Flexibility in terms of choosing a specific version of a package. Don't forget Ubuntu 14.04 only provides one version of PostgreSQL & that is 9.3. I think this is similar to installing a specific version of nginx from nginx.org repo instead of using distro's repo. The same applies to glusterfs too.
We install nginx from the PPA because we want new features, and Ubuntu's is not just old, it's 1.4... which is two major versions behind. Do we NEED PostgreSQL 9.4 or 9.5? Another good example, for MariaDB on boran, we explicitly use a PPA because the distribution only provides MySQL, and we don't like that. ;)
In the end it's not my decision, but you should remember to keep it simple (and don't be a gentoo ricer, just tuning things to tune them). Ubuntu's PostgreSQL maintainer is smarter than you.
On Tue, Jan 19, 2016 at 5:52 PM James Oguya notifications@github.com wrote:
Flexibility in terms of choosing a specific version of a package. Don't forget Ubuntu 14.04 only provides one version of PostgreSQL & that is 9.3. I think this is similar to installing a specific version of nginx from nginx.org repo instead of using distro's repo. The same applies to glusterfs too.
— Reply to this email directly or view it on GitHub https://github.com/ilri/rmg-ansible-public/issues/19#issuecomment-172895500 .
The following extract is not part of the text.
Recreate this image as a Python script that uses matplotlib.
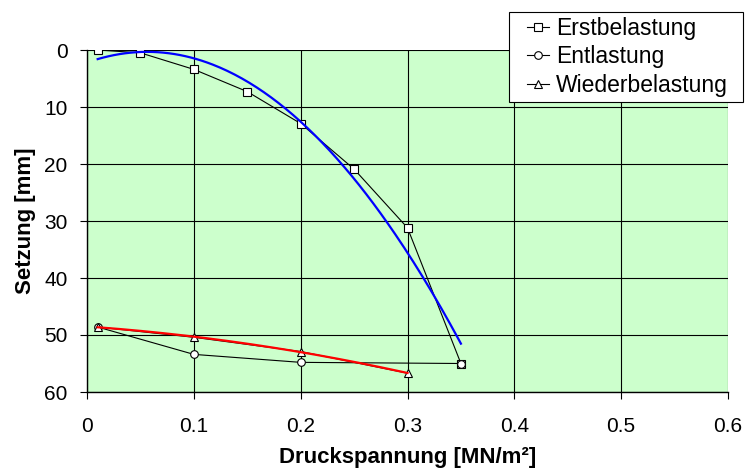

Instead of relying on Ubuntu repo to provides with us a specific version of PostgreSQL, I think we should use PostgreSQL Global Development Group (PGDG) which maintains an apt repo[1][2] of PostgreSQL packages for Debian-based distros. Using the PGDG repo, we can install a specific version of PostgreSQL on any newer/older versions of Debian-based distros. Besides that, Ubuntu 16.04 will only provide PostgreSQL 9.4 instead of our current 9.3.